Flow Cruz e Souza – Minha homenagem ao poeta da ilha da magia e ao povo afro que aqui fez e ainda faz história. Temos os nossos orgulhos por aqui, apesar de o sul ser extremamente conservador e ter como branca a maior parte da população. As Margens é um duo, um dos principais nomes do rap e da representativadade afro de Florianópolis, formado por Will MC e Insano. Nessa faixa só participa o Will.

Sangue no Olho e Ouro na Boca – Versão agressiva de “Pedras“! Essa faixa é remanescente do VODV, assim como tantas outras, achei que não coube no primeiro disco e engavetei pro próximo. O Arma Xiss é meu amigo há anos já, aceitou o convite na hora e gravou o quanto antes. Já o Faustino Beats, eu sou fã assumido e foi uma honra inenarrável tê-lo nessa música. Por intermédio do Álvaro Mamute, consegui com que o convite chegasse à ele e, pra minha sorte, ele curtiu de primeira e topou.

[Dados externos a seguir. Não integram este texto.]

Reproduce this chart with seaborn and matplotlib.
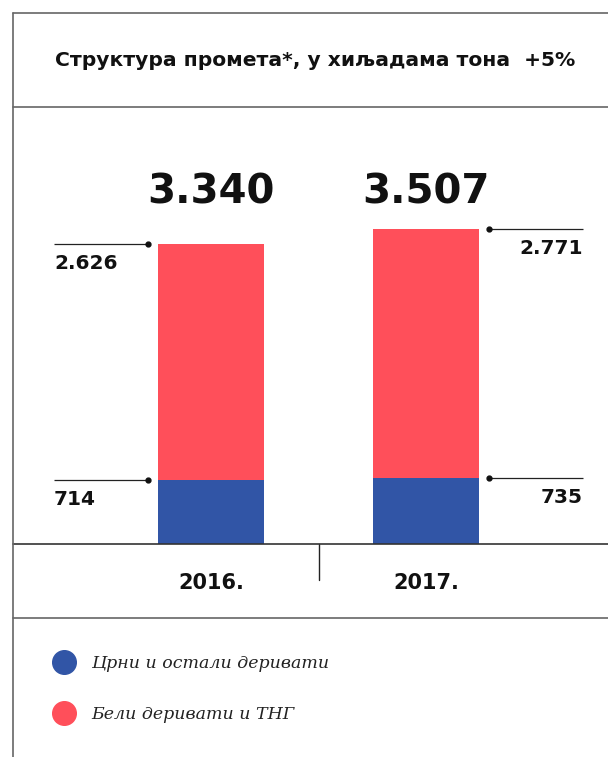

A Jornada do Poeta – Lembra lá na “Brechó Gourmet” que eu comentei sobre arriscar coisas novas? Essa música aqui é exatamente sobre isso. Eu, Raphael Warlock, ainda não tenho um padrão de como fazer música, nem mesmo um tipo, e tampouco quero ter. Essa jornada, pra mim, precisa ser infinita pra que eu não caia na famosa mesmice.

Vai Se Foder – Minha xodó. Talvez o mais perto que eu consiga chegar de um “Tyler, the Creator type rap”. Aqui eu não poupo sujeira, miro em todo canto, em todo o mundo e mando ver. Escrevi na volta de uma viagem à São Paulo, onde dei um rolê de rap que apareceu a Drik Barbosa e Rincon Sapiência, sabe?! Quando que uma coisa dessas aconteceria em Florianópolis? Por isso voltei indignado com o tanto de mc foda que tem em SP e que não aproveita. Claro, eu sei que também não funciona assim, mas a música é pra casos específicos.

R.I.P. N2 (Outro) – O Álvaro Mamute abriu o meu primeiro disco, então nada mais justo que ele fechar o segundo. N2 é de Niggas Nerds, o antigo canal dele no youtube, foi lá onde toda a minha jornada terminou. Tenho o Mamute como uma espécie de mentor. Curiosidade: O Mamute abriu o primeiro disco, fechou o segundo e vai rimar no terceiro.